___ Stored rows

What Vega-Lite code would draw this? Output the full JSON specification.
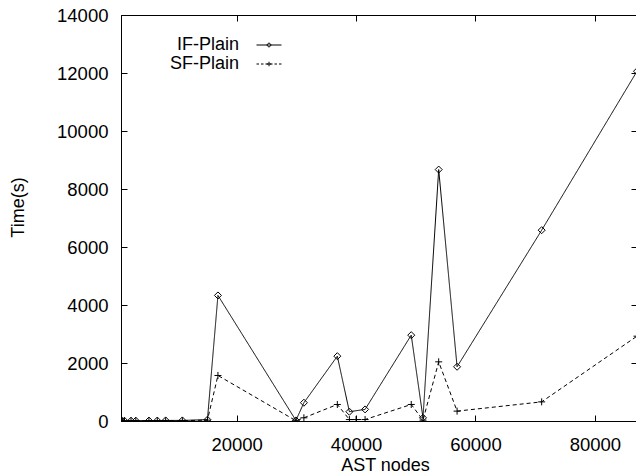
{
  "$schema": "https://vega.github.io/schema/vega-lite/v6.json",
  "autosize": {"type": "none"},
  "padding": {"left": 121, "top": 15, "right": 0, "bottom": 54},
  "width": 516,
  "height": 406,
  "background": "white",
  "config": {
    "view": {"stroke": "black", "strokeWidth": 1},
    "font": "Liberation Sans",
    "axis": {
      "grid": false,
      "domainColor": "black",
      "tickColor": "black",
      "labelColor": "black",
      "titleColor": "black",
      "labelFont": "Liberation Sans",
      "titleFont": "Liberation Sans",
      "labelFontSize": 18.5,
      "titleFontSize": 18,
      "titleFontWeight": "normal",
      "tickSize": -6
    }
  },
  "data": {
    "values": [
      {"nodes": 620, "time": 5, "series": "IF-Plain"},
      {"nodes": 800, "time": 5, "series": "IF-Plain"},
      {"nodes": 1200, "time": 8, "series": "IF-Plain"},
      {"nodes": 2300, "time": 10, "series": "IF-Plain"},
      {"nodes": 3100, "time": 10, "series": "IF-Plain"},
      {"nodes": 5300, "time": 15, "series": "IF-Plain"},
      {"nodes": 6700, "time": 15, "series": "IF-Plain"},
      {"nodes": 8100, "time": 20, "series": "IF-Plain"},
      {"nodes": 10900, "time": 20, "series": "IF-Plain"},
      {"nodes": 15100, "time": 45, "series": "IF-Plain"},
      {"nodes": 16860, "time": 4330, "series": "IF-Plain"},
      {"nodes": 29920, "time": 20, "series": "IF-Plain"},
      {"nodes": 31260, "time": 630, "series": "IF-Plain"},
      {"nodes": 36860, "time": 2235, "series": "IF-Plain"},
      {"nodes": 38880, "time": 320, "series": "IF-Plain"},
      {"nodes": 41510, "time": 400, "series": "IF-Plain"},
      {"nodes": 49240, "time": 2960, "series": "IF-Plain"},
      {"nodes": 51210, "time": 110, "series": "IF-Plain"},
      {"nodes": 53840, "time": 8670, "series": "IF-Plain"},
      {"nodes": 56920, "time": 1870, "series": "IF-Plain"},
      {"nodes": 71090, "time": 6580, "series": "IF-Plain"},
      {"nodes": 87060, "time": 12060, "series": "IF-Plain"},
      {"nodes": 620, "time": 3, "series": "SF-Plain"},
      {"nodes": 800, "time": 3, "series": "SF-Plain"},
      {"nodes": 1200, "time": 4, "series": "SF-Plain"},
      {"nodes": 2300, "time": 5, "series": "SF-Plain"},
      {"nodes": 3100, "time": 5, "series": "SF-Plain"},
      {"nodes": 5300, "time": 8, "series": "SF-Plain"},
      {"nodes": 6700, "time": 8, "series": "SF-Plain"},
      {"nodes": 8100, "time": 10, "series": "SF-Plain"},
      {"nodes": 10900, "time": 12, "series": "SF-Plain"},
      {"nodes": 15100, "time": 30, "series": "SF-Plain"},
      {"nodes": 16860, "time": 1570, "series": "SF-Plain"},
      {"nodes": 29920, "time": 10, "series": "SF-Plain"},
      {"nodes": 31260, "time": 110, "series": "SF-Plain"},
      {"nodes": 36860, "time": 570, "series": "SF-Plain"},
      {"nodes": 38880, "time": 50, "series": "SF-Plain"},
      {"nodes": 40000, "time": 50, "series": "SF-Plain"},
      {"nodes": 41510, "time": 50, "series": "SF-Plain"},
      {"nodes": 49240, "time": 570, "series": "SF-Plain"},
      {"nodes": 51210, "time": 30, "series": "SF-Plain"},
      {"nodes": 53840, "time": 2040, "series": "SF-Plain"},
      {"nodes": 56920, "time": 340, "series": "SF-Plain"},
      {"nodes": 71090, "time": 660, "series": "SF-Plain"},
      {"nodes": 87060, "time": 2925, "series": "SF-Plain"}
    ]
  },
  "layer": [
    {
      "mark": {"type": "line", "color": "black", "strokeWidth": 1, "clip": true},
      "encoding": {
        "x": {
          "field": "nodes", "type": "quantitative",
          "scale": {"domain": [620, 87060], "nice": false, "zero": false},
          "axis": {
            "values": [20000, 40000, 60000, 80000],
            "format": "d",
            "title": "AST nodes",
            "labelPadding": 20,
            "titleX": 264,
            "titleY": 44,
            "titleBaseline": "middle",
            "titleAlign": "center"
          }
        },
        "y": {
          "field": "time", "type": "quantitative",
          "scale": {"domain": [0, 14000], "nice": false},
          "axis": {
            "values": [0, 2000, 4000, 6000, 8000, 10000, 12000, 14000],
            "format": "d",
            "title": "Time(s)",
            "labelPadding": 19,
            "titleX": -103,
            "titleY": 192,
            "titleBaseline": "middle",
            "titleAlign": "center"
          }
        },
        "strokeDash": {
          "field": "series", "type": "nominal",
          "scale": {"domain": ["IF-Plain", "SF-Plain"], "range": [[1, 0], [4, 3]]},
          "legend": null
        }
      }
    },
    {
      "mark": {"type": "point", "filled": false, "color": "black", "strokeWidth": 1, "size": 49, "opacity": 1, "clip": true},
      "encoding": {
        "x": {"field": "nodes", "type": "quantitative", "axis": null},
        "y": {"field": "time", "type": "quantitative", "axis": null},
        "shape": {
          "field": "series", "type": "nominal",
          "scale": {"domain": ["IF-Plain", "SF-Plain"], "range": ["M0,-1L1,0L0,1L-1,0Z", "M-1,0L1,0M0,-1L0,1"]},
          "legend": null
        }
      }
    },
    {
      "transform": [{"filter": "datum.nodes < 0"}],
      "mark": {"type": "point", "filled": false, "color": "black", "strokeWidth": 1, "size": 240, "opacity": 1},
      "encoding": {
        "x": {
          "field": "nodes", "type": "quantitative",
          "axis": {"orient": "top", "labels": false, "domain": false, "title": null, "values": [20000, 40000, 60000, 80000]}
        },
        "y": {
          "field": "time", "type": "quantitative",
          "axis": {"orient": "right", "labels": false, "domain": false, "title": null, "values": [0, 2000, 4000, 6000, 8000, 10000, 12000, 14000]}
        },
        "shape": {
          "field": "series", "type": "nominal",
          "scale": {
            "domain": ["IF-Plain", "SF-Plain"],
            "range": [
              "M-2.5,0L2.5,0M0,-0.45L0.45,0L0,0.45L-0.45,0Z",
              "M-2.5,0L-2,0M-1.6,0L-1.1,0M-0.7,0L-0.2,0M0.2,0L0.7,0M1.1,0L1.6,0M2,0L2.5,0M-0.45,0L0.45,0M0,-0.45L0,0.45"
            ]
          },
          "legend": {
            "orient": "none",
            "legendX": 139,
            "legendY": 21,
            "title": null,
            "padding": 0,
            "rowPadding": 1,
            "labelAlign": "right",
            "labelOffset": -39,
            "labelFont": "Liberation Sans",
            "labelFontSize": 18,
            "labelColor": "black",
            "symbolStrokeColor": "black",
            "symbolStrokeWidth": 1,
            "symbolOpacity": 1
          }
        }
      }
    }
  ],
  "resolve": {
    "scale": {"shape": "independent"},
    "axis": {"x": "independent", "y": "independent"}
  }
}
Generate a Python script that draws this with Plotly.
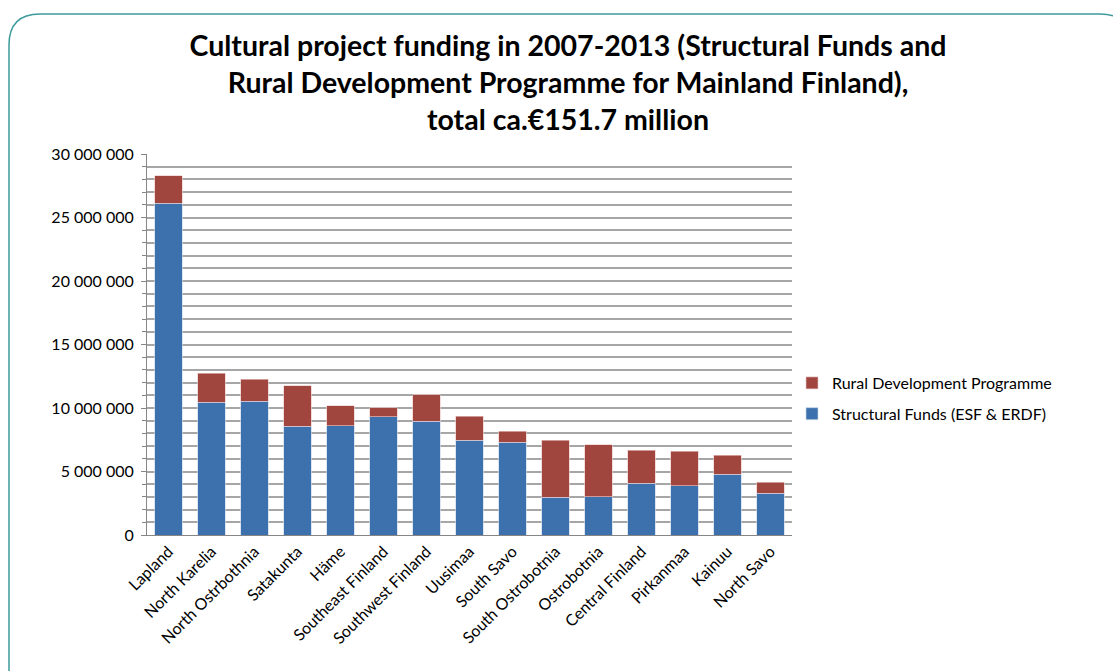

______

▶ _Work instructions_:
Every line should be retyped exactly, with the pictures omitted.

▶ _Answer to this problem_:
What Vega-Lite code would draw this? Output the full JSON specification.
{
  "$schema": "https://vega.github.io/schema/vega-lite/v6.json",
  "autosize": {"type": "none"},
  "padding": {"left": 121, "top": 15, "right": 0, "bottom": 54},
  "width": 516,
  "height": 406,
  "background": "white",
  "config": {
    "view": {"stroke": "black", "strokeWidth": 1},
    "font": "Liberation Sans",
    "axis": {
      "grid": false,
      "domainColor": "black",
      "tickColor": "black",
      "labelColor": "black",
      "titleColor": "black",
      "labelFont": "Liberation Sans",
      "titleFont": "Liberation Sans",
      "labelFontSize": 18.5,
      "titleFontSize": 18,
      "titleFontWeight": "normal",
      "tickSize": -6
    }
  },
  "data": {
    "values": [
      {"nodes": 620, "time": 5, "series": "IF-Plain"},
      {"nodes": 800, "time": 5, "series": "IF-Plain"},
      {"nodes": 1200, "time": 8, "series": "IF-Plain"},
      {"nodes": 2300, "time": 10, "series": "IF-Plain"},
      {"nodes": 3100, "time": 10, "series": "IF-Plain"},
      {"nodes": 5300, "time": 15, "series": "IF-Plain"},
      {"nodes": 6700, "time": 15, "series": "IF-Plain"},
      {"nodes": 8100, "time": 20, "series": "IF-Plain"},
      {"nodes": 10900, "time": 20, "series": "IF-Plain"},
      {"nodes": 15100, "time": 45, "series": "IF-Plain"},
      {"nodes": 16860, "time": 4330, "series": "IF-Plain"},
      {"nodes": 29920, "time": 20, "series": "IF-Plain"},
      {"nodes": 31260, "time": 630, "series": "IF-Plain"},
      {"nodes": 36860, "time": 2235, "series": "IF-Plain"},
      {"nodes": 38880, "time": 320, "series": "IF-Plain"},
      {"nodes": 41510, "time": 400, "series": "IF-Plain"},
      {"nodes": 49240, "time": 2960, "series": "IF-Plain"},
      {"nodes": 51210, "time": 110, "series": "IF-Plain"},
      {"nodes": 53840, "time": 8670, "series": "IF-Plain"},
      {"nodes": 56920, "time": 1870, "series": "IF-Plain"},
      {"nodes": 71090, "time": 6580, "series": "IF-Plain"},
      {"nodes": 87060, "time": 12060, "series": "IF-Plain"},
      {"nodes": 620, "time": 3, "series": "SF-Plain"},
      {"nodes": 800, "time": 3, "series": "SF-Plain"},
      {"nodes": 1200, "time": 4, "series": "SF-Plain"},
      {"nodes": 2300, "time": 5, "series": "SF-Plain"},
      {"nodes": 3100, "time": 5, "series": "SF-Plain"},
      {"nodes": 5300, "time": 8, "series": "SF-Plain"},
      {"nodes": 6700, "time": 8, "series": "SF-Plain"},
      {"nodes": 8100, "time": 10, "series": "SF-Plain"},
      {"nodes": 10900, "time": 12, "series": "SF-Plain"},
      {"nodes": 15100, "time": 30, "series": "SF-Plain"},
      {"nodes": 16860, "time": 1570, "series": "SF-Plain"},
      {"nodes": 29920, "time": 10, "series": "SF-Plain"},
      {"nodes": 31260, "time": 110, "series": "SF-Plain"},
      {"nodes": 36860, "time": 570, "series": "SF-Plain"},
      {"nodes": 38880, "time": 50, "series": "SF-Plain"},
      {"nodes": 40000, "time": 50, "series": "SF-Plain"},
      {"nodes": 41510, "time": 50, "series": "SF-Plain"},
      {"nodes": 49240, "time": 570, "series": "SF-Plain"},
      {"nodes": 51210, "time": 30, "series": "SF-Plain"},
      {"nodes": 53840, "time": 2040, "series": "SF-Plain"},
      {"nodes": 56920, "time": 340, "series": "SF-Plain"},
      {"nodes": 71090, "time": 660, "series": "SF-Plain"},
      {"nodes": 87060, "time": 2925, "series": "SF-Plain"}
    ]
  },
  "layer": [
    {
      "mark": {"type": "line", "color": "black", "strokeWidth": 1, "clip": true},
      "encoding": {
        "x": {
          "field": "nodes", "type": "quantitative",
          "scale": {"domain": [620, 87060], "nice": false, "zero": false},
          "axis": {
            "values": [20000, 40000, 60000, 80000],
            "format": "d",
            "title": "AST nodes",
            "labelPadding": 20,
            "titleX": 264,
            "titleY": 44,
            "titleBaseline": "middle",
            "titleAlign": "center"
          }
        },
        "y": {
          "field": "time", "type": "quantitative",
          "scale": {"domain": [0, 14000], "nice": false},
          "axis": {
            "values": [0, 2000, 4000, 6000, 8000, 10000, 12000, 14000],
            "format": "d",
            "title": "Time(s)",
            "labelPadding": 19,
            "titleX": -103,
            "titleY": 192,
            "titleBaseline": "middle",
            "titleAlign": "center"
          }
        },
        "strokeDash": {
          "field": "series", "type": "nominal",
          "scale": {"domain": ["IF-Plain", "SF-Plain"], "range": [[1, 0], [4, 3]]},
          "legend": null
        }
      }
    },
    {
      "mark": {"type": "point", "filled": false, "color": "black", "strokeWidth": 1, "size": 49, "opacity": 1, "clip": true},
      "encoding": {
        "x": {"field": "nodes", "type": "quantitative", "axis": null},
        "y": {"field": "time", "type": "quantitative", "axis": null},
        "shape": {
          "field": "series", "type": "nominal",
          "scale": {"domain": ["IF-Plain", "SF-Plain"], "range": ["M0,-1L1,0L0,1L-1,0Z", "M-1,0L1,0M0,-1L0,1"]},
          "legend": null
        }
      }
    },
    {
      "transform": [{"filter": "datum.nodes < 0"}],
      "mark": {"type": "point", "filled": false, "color": "black", "strokeWidth": 1, "size": 240, "opacity": 1},
      "encoding": {
        "x": {
          "field": "nodes", "type": "quantitative",
          "axis": {"orient": "top", "labels": false, "domain": false, "title": null, "values": [20000, 40000, 60000, 80000]}
        },
        "y": {
          "field": "time", "type": "quantitative",
          "axis": {"orient": "right", "labels": false, "domain": false, "title": null, "values": [0, 2000, 4000, 6000, 8000, 10000, 12000, 14000]}
        },
        "shape": {
          "field": "series", "type": "nominal",
          "scale": {
            "domain": ["IF-Plain", "SF-Plain"],
            "range": [
              "M-2.5,0L2.5,0M0,-0.45L0.45,0L0,0.45L-0.45,0Z",
              "M-2.5,0L-2,0M-1.6,0L-1.1,0M-0.7,0L-0.2,0M0.2,0L0.7,0M1.1,0L1.6,0M2,0L2.5,0M-0.45,0L0.45,0M0,-0.45L0,0.45"
            ]
          },
          "legend": {
            "orient": "none",
            "legendX": 139,
            "legendY": 21,
            "title": null,
            "padding": 0,
            "rowPadding": 1,
            "labelAlign": "right",
            "labelOffset": -39,
            "labelFont": "Liberation Sans",
            "labelFontSize": 18,
            "labelColor": "black",
            "symbolStrokeColor": "black",
            "symbolStrokeWidth": 1,
            "symbolOpacity": 1
          }
        }
      }
    }
  ],
  "resolve": {
    "scale": {"shape": "independent"},
    "axis": {"x": "independent", "y": "independent"}
  }
}
Generate a Python script that draws this with Plotly.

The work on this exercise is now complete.